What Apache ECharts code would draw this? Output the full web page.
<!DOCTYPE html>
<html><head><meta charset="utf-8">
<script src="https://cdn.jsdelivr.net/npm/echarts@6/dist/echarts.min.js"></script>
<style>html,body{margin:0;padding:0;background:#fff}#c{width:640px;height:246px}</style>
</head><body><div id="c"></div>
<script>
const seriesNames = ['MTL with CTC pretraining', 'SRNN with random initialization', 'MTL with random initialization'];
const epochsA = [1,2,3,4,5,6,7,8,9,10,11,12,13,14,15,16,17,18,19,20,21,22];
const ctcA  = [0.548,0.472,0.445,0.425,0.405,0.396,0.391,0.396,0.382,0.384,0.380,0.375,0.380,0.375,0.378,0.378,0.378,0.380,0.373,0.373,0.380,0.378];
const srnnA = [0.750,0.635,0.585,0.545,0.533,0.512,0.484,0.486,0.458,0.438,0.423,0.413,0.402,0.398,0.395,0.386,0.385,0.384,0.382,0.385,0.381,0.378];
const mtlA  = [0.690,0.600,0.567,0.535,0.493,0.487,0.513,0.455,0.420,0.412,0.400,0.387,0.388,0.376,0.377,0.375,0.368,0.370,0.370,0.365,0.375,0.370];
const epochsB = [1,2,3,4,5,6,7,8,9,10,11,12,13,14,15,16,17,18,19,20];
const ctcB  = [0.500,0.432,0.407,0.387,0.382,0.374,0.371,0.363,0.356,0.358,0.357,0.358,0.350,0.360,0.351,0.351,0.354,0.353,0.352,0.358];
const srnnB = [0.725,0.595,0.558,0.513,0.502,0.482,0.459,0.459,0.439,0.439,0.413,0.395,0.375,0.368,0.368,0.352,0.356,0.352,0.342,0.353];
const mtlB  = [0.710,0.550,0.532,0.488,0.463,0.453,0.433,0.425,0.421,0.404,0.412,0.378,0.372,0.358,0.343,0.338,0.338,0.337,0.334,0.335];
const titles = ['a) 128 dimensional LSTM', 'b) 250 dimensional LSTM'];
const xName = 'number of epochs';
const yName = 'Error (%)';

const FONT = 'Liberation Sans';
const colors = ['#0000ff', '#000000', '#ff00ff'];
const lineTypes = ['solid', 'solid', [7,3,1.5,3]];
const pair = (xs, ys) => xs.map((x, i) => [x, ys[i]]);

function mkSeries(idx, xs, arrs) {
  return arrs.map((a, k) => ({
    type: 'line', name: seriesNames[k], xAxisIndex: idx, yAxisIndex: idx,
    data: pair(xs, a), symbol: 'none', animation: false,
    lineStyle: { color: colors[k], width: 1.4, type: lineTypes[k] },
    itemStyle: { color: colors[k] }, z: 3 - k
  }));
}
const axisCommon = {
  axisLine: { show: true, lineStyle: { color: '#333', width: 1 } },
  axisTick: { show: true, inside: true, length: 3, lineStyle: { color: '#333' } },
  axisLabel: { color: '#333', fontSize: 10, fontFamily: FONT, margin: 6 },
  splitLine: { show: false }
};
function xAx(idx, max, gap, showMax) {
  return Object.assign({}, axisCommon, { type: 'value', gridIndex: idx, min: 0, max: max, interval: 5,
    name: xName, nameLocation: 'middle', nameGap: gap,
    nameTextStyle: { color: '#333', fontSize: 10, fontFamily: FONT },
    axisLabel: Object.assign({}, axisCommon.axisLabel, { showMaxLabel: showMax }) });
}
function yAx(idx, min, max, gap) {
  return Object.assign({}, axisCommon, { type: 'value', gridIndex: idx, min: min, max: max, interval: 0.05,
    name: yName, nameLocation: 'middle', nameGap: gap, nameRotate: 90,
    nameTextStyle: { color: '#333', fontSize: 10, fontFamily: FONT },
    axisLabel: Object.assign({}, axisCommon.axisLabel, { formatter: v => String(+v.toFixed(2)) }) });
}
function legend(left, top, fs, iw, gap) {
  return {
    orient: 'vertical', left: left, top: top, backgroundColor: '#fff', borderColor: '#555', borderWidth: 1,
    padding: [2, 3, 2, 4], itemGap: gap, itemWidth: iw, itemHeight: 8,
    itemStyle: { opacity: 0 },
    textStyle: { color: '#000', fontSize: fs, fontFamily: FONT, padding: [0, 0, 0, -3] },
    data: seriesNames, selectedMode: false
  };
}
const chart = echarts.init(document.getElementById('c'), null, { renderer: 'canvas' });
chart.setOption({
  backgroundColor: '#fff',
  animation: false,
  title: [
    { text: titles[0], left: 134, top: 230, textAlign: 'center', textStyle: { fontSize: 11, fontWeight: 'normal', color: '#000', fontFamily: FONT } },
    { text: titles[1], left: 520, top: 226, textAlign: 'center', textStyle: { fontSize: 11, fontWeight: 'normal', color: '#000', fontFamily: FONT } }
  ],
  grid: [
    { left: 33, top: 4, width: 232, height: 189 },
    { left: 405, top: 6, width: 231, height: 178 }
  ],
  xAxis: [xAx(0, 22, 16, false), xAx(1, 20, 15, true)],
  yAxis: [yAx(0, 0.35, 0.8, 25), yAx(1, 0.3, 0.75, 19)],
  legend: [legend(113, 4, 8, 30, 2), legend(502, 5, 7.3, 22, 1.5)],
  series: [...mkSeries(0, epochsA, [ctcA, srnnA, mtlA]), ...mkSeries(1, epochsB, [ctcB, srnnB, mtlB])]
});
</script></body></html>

...

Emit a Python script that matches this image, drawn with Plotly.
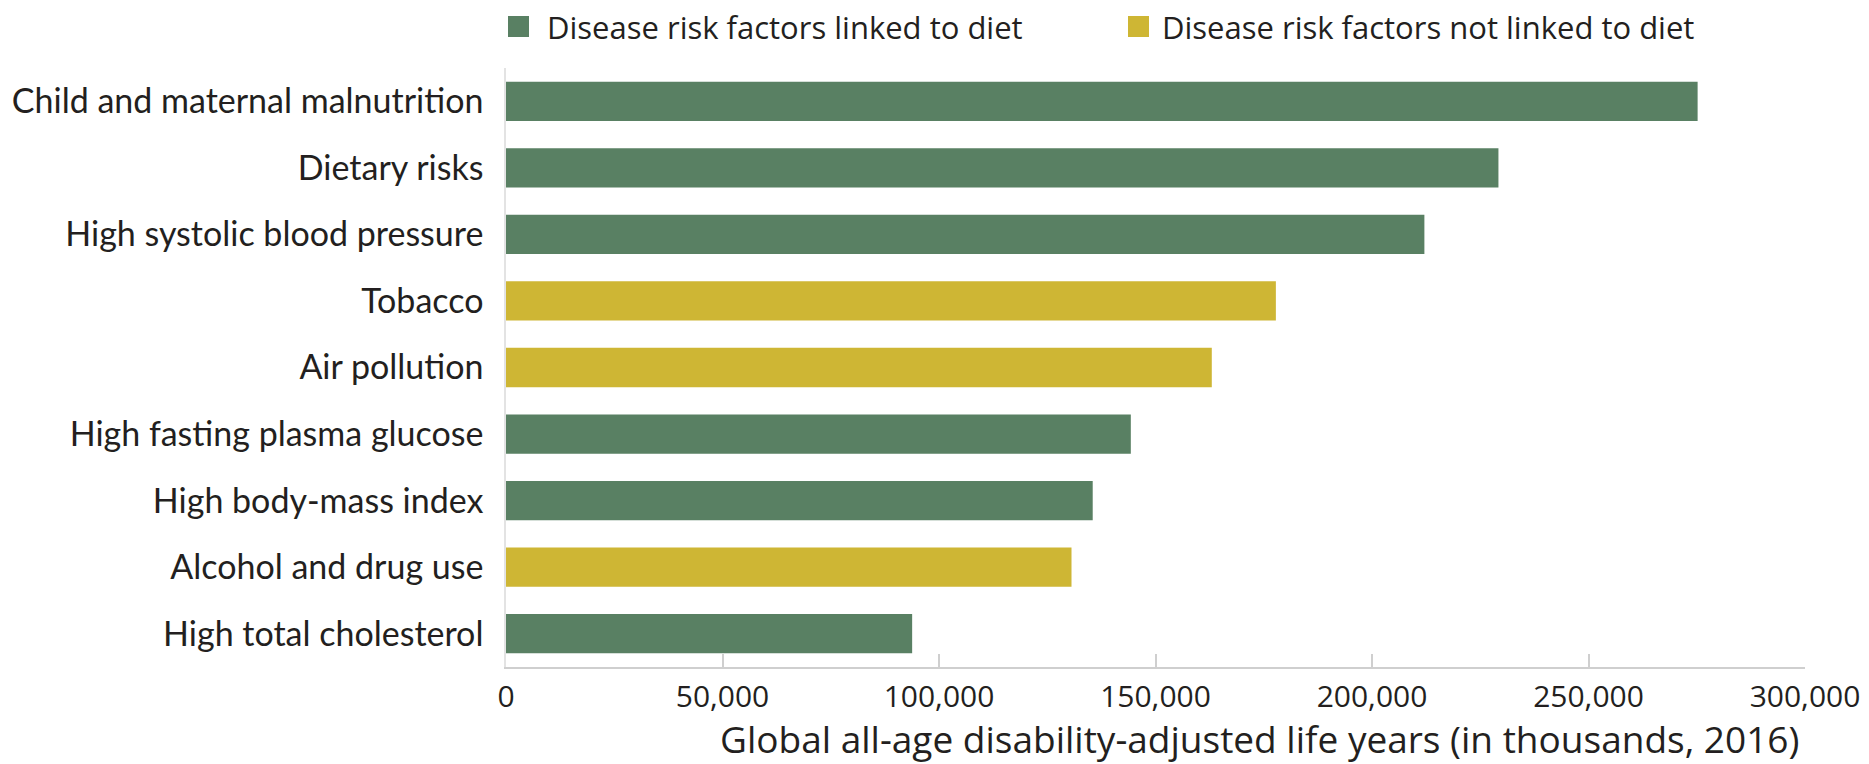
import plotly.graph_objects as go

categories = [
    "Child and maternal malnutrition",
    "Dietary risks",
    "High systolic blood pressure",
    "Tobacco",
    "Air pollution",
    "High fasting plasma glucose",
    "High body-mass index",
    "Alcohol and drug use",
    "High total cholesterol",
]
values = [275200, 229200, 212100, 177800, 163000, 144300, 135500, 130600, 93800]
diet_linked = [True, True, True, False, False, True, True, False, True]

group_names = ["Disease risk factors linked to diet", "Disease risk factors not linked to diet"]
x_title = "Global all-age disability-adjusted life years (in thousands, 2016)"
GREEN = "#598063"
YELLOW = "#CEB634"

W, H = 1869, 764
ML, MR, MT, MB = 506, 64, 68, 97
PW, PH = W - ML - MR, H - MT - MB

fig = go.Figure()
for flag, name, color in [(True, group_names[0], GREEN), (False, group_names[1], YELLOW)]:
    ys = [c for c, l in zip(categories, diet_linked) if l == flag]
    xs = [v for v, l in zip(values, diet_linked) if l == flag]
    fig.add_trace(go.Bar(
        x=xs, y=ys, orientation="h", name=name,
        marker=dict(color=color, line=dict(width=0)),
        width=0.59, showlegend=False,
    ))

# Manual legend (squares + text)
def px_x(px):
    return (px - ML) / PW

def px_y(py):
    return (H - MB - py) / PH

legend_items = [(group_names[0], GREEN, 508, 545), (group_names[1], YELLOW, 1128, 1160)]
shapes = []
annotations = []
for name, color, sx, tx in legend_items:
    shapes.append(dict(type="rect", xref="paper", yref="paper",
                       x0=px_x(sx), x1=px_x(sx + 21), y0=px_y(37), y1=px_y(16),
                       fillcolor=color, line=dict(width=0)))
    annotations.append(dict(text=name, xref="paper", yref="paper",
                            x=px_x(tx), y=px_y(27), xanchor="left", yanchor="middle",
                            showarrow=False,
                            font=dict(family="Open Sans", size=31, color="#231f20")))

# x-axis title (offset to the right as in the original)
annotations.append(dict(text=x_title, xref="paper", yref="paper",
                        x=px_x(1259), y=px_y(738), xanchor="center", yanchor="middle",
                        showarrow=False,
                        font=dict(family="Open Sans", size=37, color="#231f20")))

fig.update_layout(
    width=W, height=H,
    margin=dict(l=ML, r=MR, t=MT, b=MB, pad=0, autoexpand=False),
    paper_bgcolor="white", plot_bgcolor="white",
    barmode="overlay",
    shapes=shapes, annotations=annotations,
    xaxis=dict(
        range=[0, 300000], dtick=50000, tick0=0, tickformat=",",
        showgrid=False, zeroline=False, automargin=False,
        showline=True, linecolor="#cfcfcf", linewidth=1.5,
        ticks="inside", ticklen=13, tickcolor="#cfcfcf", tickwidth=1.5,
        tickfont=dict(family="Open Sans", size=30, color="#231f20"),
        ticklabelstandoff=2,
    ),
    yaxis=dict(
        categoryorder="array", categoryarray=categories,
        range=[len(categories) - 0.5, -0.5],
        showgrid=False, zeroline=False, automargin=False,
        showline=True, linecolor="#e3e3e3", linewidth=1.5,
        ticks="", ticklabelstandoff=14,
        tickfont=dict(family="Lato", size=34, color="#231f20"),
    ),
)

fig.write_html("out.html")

WHAT THE TASK ASKS =
Gather from the data above every line with the string "this".

WORKED SOLUTION =
What Apache ECharts code would draw this? Output the full web page.
Emit a Python script that matches this image, drawn with Plotly.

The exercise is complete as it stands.